Microsites, Multi-sites, and House Churches: Will Technology be Our Demise? (Part II)

Before we attempt to tackle the question of how technology has the potential to revolutionize the way we do church, we first must return to the question of what the church is. Typically when we think of church we think of the building we visit on Sunday mornings. But what does that mean for the persecuted church that doesn’t get the luxury of ornate buildings? Does an abandoned edifice standing as a relic of what used to be a vibrant community still constitute as church?

Though it’s become a given, it bears repeating the church has never been a building. The original Greek word we translated as “church”, “ecclesia,” actually means “assembly.” The church is a people. Instead of a two-hour event you attend, it’s a body you are a part of. Even when the people of God are homeless, when they assemble the church is in full effect. And because the church is a people it’s much more dynamic than we give it credit for (third place ministries are great examples of this), which is where we get into the gift of technology.

When I lived in Tampa there was a period of time when particular groups went missing from service on Sunday mornings. Because our church was a network of micro churches, all of them doing mission throughout the week, Sunday acted as a conference of missionaries I eagerly looked forward to. And because some of these people missing were students I led, I felt responsible to get to the bottom of it. As it turned out certain micro churches were streaming the service as a community. We called them microsites; and as dismayed as I was I wouldn’t see certain friends of mine on Sunday, there was a sense something greater was in progress. Our church was in the process of planting a similar movement in St. Petersburg, Florida and live streaming was a way of empowering them to do mission in their context while still being connected to, and loved by, the greater community.

House churches have been around since the beginning of the early church but when streaming gets involved it opens the door for microsites. These microsites, like any house church really, have the potential to take on a life all their own. In cases like the Village Church or LifeChurch.tv, they can evolve into whole campuses with their own pastor while remaining connected to the nucleus via live feed. Other times the site becomes its own entity with its own structure. If you grant the premise (which some won’t) the church is worship, community, and mission then these microsites can be churches in and of themselves with the unique advantage they don’t look like churches.

As we enter into an increasingly post-Christian, post-modern era asking someone to come to our church is becoming a bigger threshold to cross. Some don’t feel “ready” to attend a church service and, while I do agree after a certain point they must get past this, house churches can serve as an entry point into Christian community.

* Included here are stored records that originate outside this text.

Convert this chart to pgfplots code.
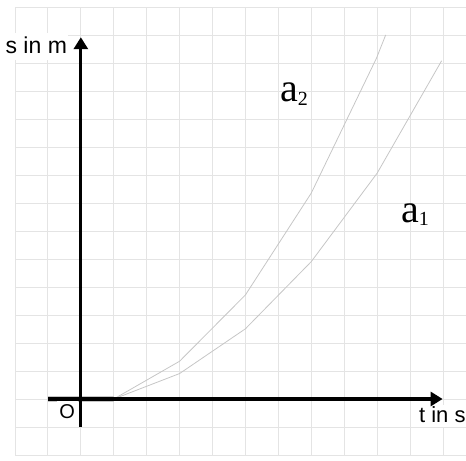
\documentclass[border=0pt]{standalone}
\usepackage{fontspec}
\setmainfont{Liberation Sans}
\newfontfamily\timesfont{Liberation Serif}
\usepackage{pgfplots}
\pgfplotsset{compat=1.18}
\usetikzlibrary{arrows.meta}
\definecolor{gridgray}{HTML}{E4E4E4}
\definecolor{curvegray}{HTML}{C6C6C6}

\begin{document}
\begin{tikzpicture}
  \begin{axis}[
      scale only axis,
      width=451bp,
      height=447.7bp,
      xmin=-2, xmax=11.70,
      ymin=-2, ymax=14,
      xtick={-2,...,11},
      ytick={-2,...,14},
      xticklabels={}, yticklabels={},
      major tick length=0pt,
      grid=major,
      grid style={gridgray, line width=0.9bp},
      axis line style={draw=none},
      clip=false
    ]
    % faint band under the t axis where both curves start
    \addplot[curvegray, line width=5.5bp] coordinates {(-1,0) (1,0)};
    % a1
    \addplot[curvegray, line width=0.8bp] coordinates {
      (-1,0) (1,0) (3,0.91) (5,2.51) (7,4.91) (9,8.07) (10.96,12.09)
    };
    % a2
    \addplot[curvegray, line width=0.8bp] coordinates {
      (-1,0) (1,0) (3,1.35) (5,3.72) (7,7.36) (8.98,12.18) (9.26,13.01)
    };

    % white boxes behind the axis labels
    \fill[white] (axis cs:-2.456,12.12) rectangle (axis cs:-0.39,13.09);
    \fill[white] (axis cs:10.24,-0.983) rectangle (axis cs:11.70,-0.232);
    \fill[white] (axis cs:-0.715,-0.826) rectangle (axis cs:-0.0775,-0.089);

    % axes
    \draw[line width=3.3bp, -{Triangle[length=12bp,width=14bp]}]
      (axis cs:-1,0) -- (axis cs:10.99,0);
    \draw[line width=3.3bp, -{Triangle[length=12bp,width=14bp]}]
      (axis cs:0,-1) -- (axis cs:0,12.93);

    \node[anchor=base west, inner sep=0pt, font=\fontsize{23bp}{23bp}\selectfont]
      at (axis cs:-2.292,12.34) {s in m};
    \node[anchor=base west, inner sep=0pt, font=\fontsize{22bp}{22bp}\selectfont]
      at (axis cs:10.27,-0.826) {t in s};
    \node[anchor=base west, inner sep=0pt, font=\fontsize{20bp}{20bp}\selectfont]
      at (axis cs:-0.655,-0.683) {O};

    \node[anchor=base west, inner sep=0pt]
      at (axis cs:6.05,10.63)
      {\timesfont\fontsize{40bp}{40bp}\selectfont a\raisebox{-4.3bp}{\fontsize{20bp}{20bp}\selectfont 2}};
    \node[anchor=base west, inner sep=0pt]
      at (axis cs:9.725,6.317)
      {\timesfont\fontsize{40bp}{40bp}\selectfont a\raisebox{-3.4bp}{\fontsize{20bp}{20bp}\selectfont 1}};

    \coordinate (bbsw) at (axis cs:-2.456,-2.214);
    \coordinate (bbne) at (axis cs:11.70,14.26);
  \end{axis}
  \pgfresetboundingbox
  \path[use as bounding box] (bbsw) rectangle (bbne);
\end{tikzpicture}
\end{document}
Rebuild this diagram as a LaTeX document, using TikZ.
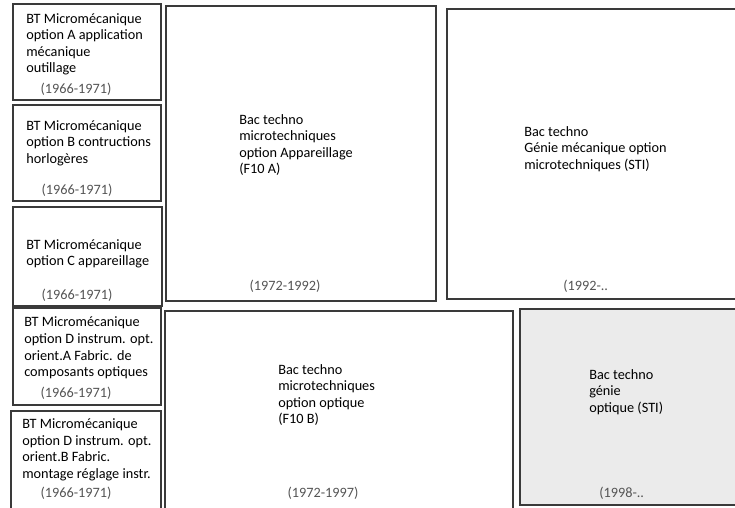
\documentclass[tikz,border=0pt]{standalone}
\usepackage{fontspec}
\setmainfont{Carlito}
\usepackage{tikz}
\usetikzlibrary{fit}
\definecolor{bxedge}{RGB}{58,58,58}
\definecolor{bxgrey}{RGB}{235,235,235}
\definecolor{yrink}{RGB}{85,85,85}
\tikzset{
  cell/.style={draw=bxedge, line width=1.5pt, inner sep=0pt, fill=white},
  greycell/.style={cell, fill=bxgrey},
  txt/.style={align=left, inner sep=0pt, anchor=west,
    font=\fontsize{10.7}{12.4}\selectfont},
  yr/.style={inner sep=0pt, text=yrink, font=\fontsize{10.7}{12.4}\selectfont}
}

\begin{document}
\begin{tikzpicture}[x=0.75pt, y=-0.75pt]
  \useasboundingbox (0,0) rectangle (735,507);
  \clip (0,0) rectangle (735,507);
  % BT column
  \node[cell, fit={(13,4) (161,100)}] (btA) {};
  \node[cell, fit={(13,105) (161,201)}] (btB) {};
  \node[cell, fit={(13,207) (162,306)}] (btC) {};
  \node[cell, fit={(13,308) (161,405)}] (btDA) {};
  \node[cell, fit={(11,411) (161,520)}] (btDB) {};
  % Bac techno
  \node[cell, fit={(166,6) (436,301)}] (fA) {};
  \node[cell, fit={(447,9) (750,299)}] (sti) {};
  \node[cell, fit={(165,311) (513,520)}] (fB) {};
  \node[greycell, fit={(520,309) (750,505)}] (opt) {};

  \node[txt] (btAt) at (26,44.5) {BT Micromécanique\\option A application\\mécanique\\outillage};
  \node[yr] (btAy) at (76,89) {(1966-1971)};
  \node[txt] (btBt) at (26,143) {BT Micromécanique\\option B contructions\\horlogères};
  \node[yr] (btBy) at (77,190) {(1966-1971)};
  \node[txt] (btCt) at (26,254) {BT Micromécanique\\option C appareillage};
  \node[yr] (btCy) at (77,295) {(1966-1971)};
  \node[txt] (btDAt) at (24,348) {BT Micromécanique\\option D instrum. opt.\\orient.A Fabric. de\\composants optiques};
  \node[yr] (btDAy) at (76,393) {(1966-1971)};
  \node[txt] (btDBt) at (22,450) {BT Micromécanique\\option D instrum. opt.\\orient.B Fabric.\\montage réglage instr.};
  \node[yr] (btDBy) at (76,493) {(1966-1971)};

  \node[txt] (fAt) at (239,145) {Bac techno\\microtechniques\\option Appareillage\\(F10 A)};
  \node[yr] (fAy) at (285,286) {(1972-1992)};
  \node[txt] (stit) at (524,149) {Bac techno\\Génie mécanique option\\microtechniques (STI)};
  \node[yr, anchor=west] (stiy) at (563,286) {(1992-..};
  \node[txt] (fBt) at (278,395) {Bac techno\\microtechniques\\option optique\\(F10 B)};
  \node[yr] (fBy) at (323,493) {(1972-1997)};
  \node[txt] (optt) at (589,392) {Bac techno\\génie\\optique (STI)};
  \node[yr, anchor=west] (opty) at (599,493) {(1998-..};
\end{tikzpicture}
\end{document}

It’s a way to bring church to people who feel outside of God’s grace. House churches have been powerful instruments in the past (and undoubtedly still are), but technology provides a way for the church’s influence to carry to places and people groups we didn’t previously think possible.


3 thoughts on “Microsites, Multi-sites, and House Churches: Will Technology be Our Demise? (Part II)

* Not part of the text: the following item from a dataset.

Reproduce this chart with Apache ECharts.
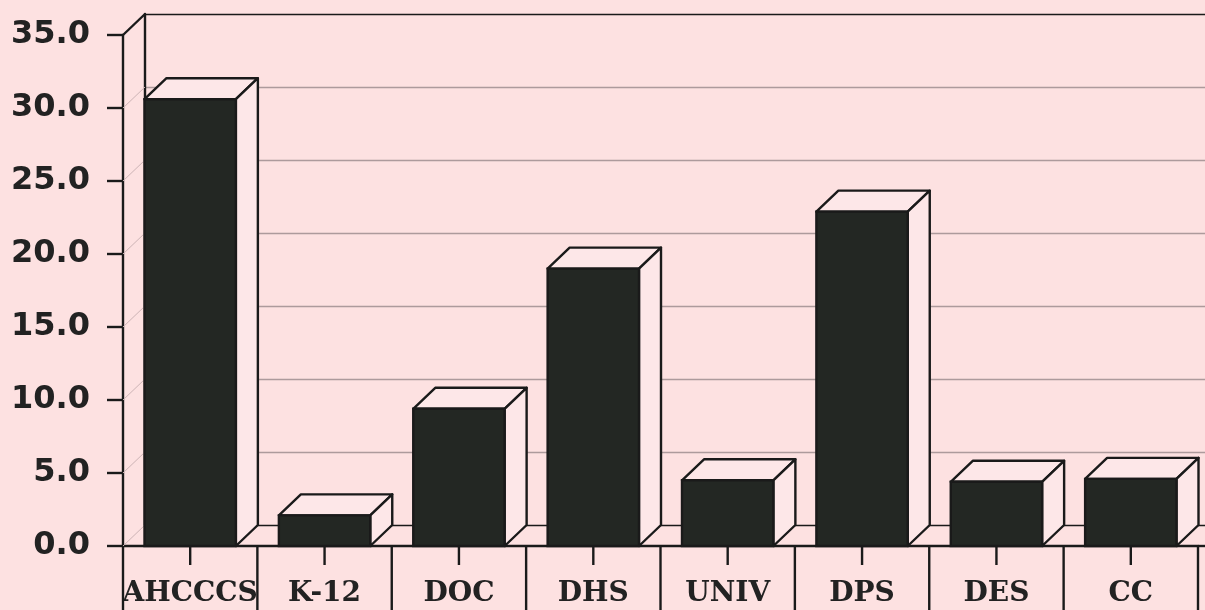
<!DOCTYPE html>
<html>
<head>
<meta charset="utf-8">
<script src="https://cdn.jsdelivr.net/npm/echarts@6/dist/echarts.min.js"></script>
<style>
  html, body { margin: 0; padding: 0; background: #fde1e1; }
  #chart { width: 1205px; height: 610px; }
</style>
</head>
<body>
<div id="chart"></div>
<script>
// ---- data ----
const categories = ['AHCCCS', 'K-12', 'DOC', 'DHS', 'UNIV', 'DPS', 'DES', 'CC'];
const values = [30.6, 2.1, 9.4, 19.0, 4.5, 22.9, 4.4, 4.6];
const yTicks = [0, 5, 10, 15, 20, 25, 30, 35];

// ---- style constants ----
const DX = 22, DY = 21;           // depth offset of the pseudo-3D box
const INK = '#1a1a1a';
const FACE = '#fde7e8';
const FRONT = '#232723';
const BG = '#fde1e1';

const chart = echarts.init(document.getElementById('chart'));

function barItem(params, api) {
  const idx = api.value(0);
  const v = api.value(1);
  const base = api.coord([idx, 0]);
  const top = api.coord([idx, v]);
  const bw = api.size([1, 0])[0] * 0.68;
  const x0 = base[0] - bw / 2, x1 = base[0] + bw / 2;
  const yb = base[1], yt = top[1];
  const st = { fill: FACE, stroke: INK, lineWidth: 2.4, lineJoin: 'round' };
  return {
    type: 'group',
    children: [
      { type: 'polygon', shape: { points: [[x0, yt], [x0 + DX, yt - DY], [x1 + DX, yt - DY], [x1, yt]] }, style: st },
      { type: 'polygon', shape: { points: [[x1, yt], [x1 + DX, yt - DY], [x1 + DX, yb - DY], [x1, yb]] }, style: st },
      { type: 'rect', shape: { x: x0, y: yt, width: bw, height: yb - yt }, style: { fill: FRONT, stroke: INK, lineWidth: 2.4 } },
      { type: 'line', shape: { x1: base[0], y1: yb, x2: base[0], y2: yb + 19 }, style: { stroke: INK, lineWidth: 2.4 } }
    ]
  };
}

function frameItem(params, api) {
  const size = api.size([1, 0])[0];
  const half = size / 2;
  const left = api.coord([0, 0])[0] - half;
  const right = api.coord([categories.length - 1, 0])[0] + half;
  const y0 = api.coord([0, 0])[1];
  const children = [];
  yTicks.forEach(function (t, i) {
    const y = api.coord([0, t])[1];
    const isTop = i === yTicks.length - 1;
    children.push({
      type: 'line',
      shape: { x1: left, y1: y, x2: left + DX, y2: y - DY },
      style: { stroke: isTop ? INK : '#cdb4b6', lineWidth: isTop ? 2.4 : 1 }
    });
  });
  // category separators below the floor
  for (let i = 0; i <= categories.length; i++) {
    const x = left + i * size;
    children.push({ type: 'line', shape: { x1: x, y1: y0, x2: x, y2: y0 + 80 }, style: { stroke: INK, lineWidth: 2.4 } });
  }
  children.push({ type: 'line', shape: { x1: right, y1: y0, x2: right + 20, y2: y0 }, style: { stroke: INK, lineWidth: 2.4 } });
  return { type: 'group', children: children };
}

const splitColors = yTicks.map(function (t, i) {
  return (i === 0 || i === yTicks.length - 1) ? INK : '#ad9a9c';
});

chart.setOption({
  backgroundColor: BG,
  animation: false,
  grid: [
    { left: 123, top: 35, width: 1075, height: 511 },
    { left: 123 + DX, top: 35 - DY, width: 1075, height: 511 }
  ],
  xAxis: [
    {
      gridIndex: 0, type: 'category', data: categories, boundaryGap: true,
      axisLine: { lineStyle: { color: INK, width: 2.4 } },
      axisTick: { show: false },
      axisLabel: {
        interval: 0, margin: 34, color: '#222',
        fontFamily: 'DejaVu Serif', fontWeight: 'bold', fontSize: 28
      }
    },
    { gridIndex: 1, type: 'category', data: categories, show: false }
  ],
  yAxis: [
    {
      gridIndex: 0, type: 'value', min: 0, max: 35, interval: 5,
      axisLine: { show: true, lineStyle: { color: INK, width: 2.4 } },
      axisTick: { show: true, length: 16, lineStyle: { color: INK, width: 2.4 } },
      splitLine: { show: false },
      axisLabel: {
        margin: 33, color: '#222',
        fontFamily: 'DejaVu Sans', fontWeight: 'bold', fontSize: 32,
        formatter: function (v) { return v.toFixed(1); }
      }
    },
    {
      gridIndex: 1, type: 'value', min: 0, max: 35, interval: 5,
      axisLine: { show: true, lineStyle: { color: INK, width: 2.4 } },
      axisTick: { show: false },
      axisLabel: { show: false },
      splitLine: { show: true, lineStyle: { color: splitColors, width: 1.3 } }
    }
  ],
  series: [
    {
      type: 'custom', xAxisIndex: 0, yAxisIndex: 0, z: 1,
      data: [[0, 0]],
      renderItem: frameItem,
      silent: true
    },
    {
      type: 'custom', xAxisIndex: 0, yAxisIndex: 0, z: 3,
      data: values.map(function (v, i) { return [i, v]; }),
      encode: { x: 0, y: 1 },
      renderItem: barItem
    }
  ]
});
</script>
</body>
</html>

  1. Tomy, great post! I do also think that this is a great starting point for church plants, but don’t you think at some point these micro-sites need to evolve into a more formalized assembly (not necessarily with it’s own building) once they begin to grow? Or are these to be more like small Bible study groups? And how do things like accountability and church discipline work in a more casual setting such as these, if they are meaning to be more than a bible study? At some point it is necessary for these groups to meet with a larger body with an actual pastor and leadership of elders, am I wrong? Or am I misinterpreting the function of these micro-sites? Thanks brother!

    1. Hey Nathalia! I think you’re spot on. I actually don’t have a whole lot of experience in this area so I can only speak from theory. In my church at Tampa, we had elders from the larger church body who then were responsible and held accountable by them. They weren’t completely left to their own devices. What was fortunate for us was that because they were close enough for major events that required leadership to be there or for the whole family to be together, people would come. They’re not completely left to their own devices 🙂

      In terms of the need to evolve, I suppose that lies solely on the vision. With our St. Pete movement, the hope was that they’d evolve into their own thing with it’s own distinct flair. I wouldn’t necessarily be a sister movement but not our St. Pete campus, if that makes any sense. I do think it’d be good for it to grow and become its own thing. I suppose structure follows as the organism grows and becomes more complex.

      But keep in mind, I have NO idea what I’m talking about haha. I didn’t go to seminary or anything like that I just have a weird interest in stuff like this lol.

      Thanks for reading! Btw, I really enjoyed your post on deployment and marriage 🙂

      1. You must have SOME idea because I had never heard of this as a proxy for actual Sunday morning church haha I love the idea in terms of planting churches and doing college ministry and even specialized bible studies such as the podcasts that guys like Francis Chan and David Platt do. I’m interested in learning more! Thank you for following mine as well though I am much less consistent and theoretical lol I would love some pointers in how you stay consistent and inspired!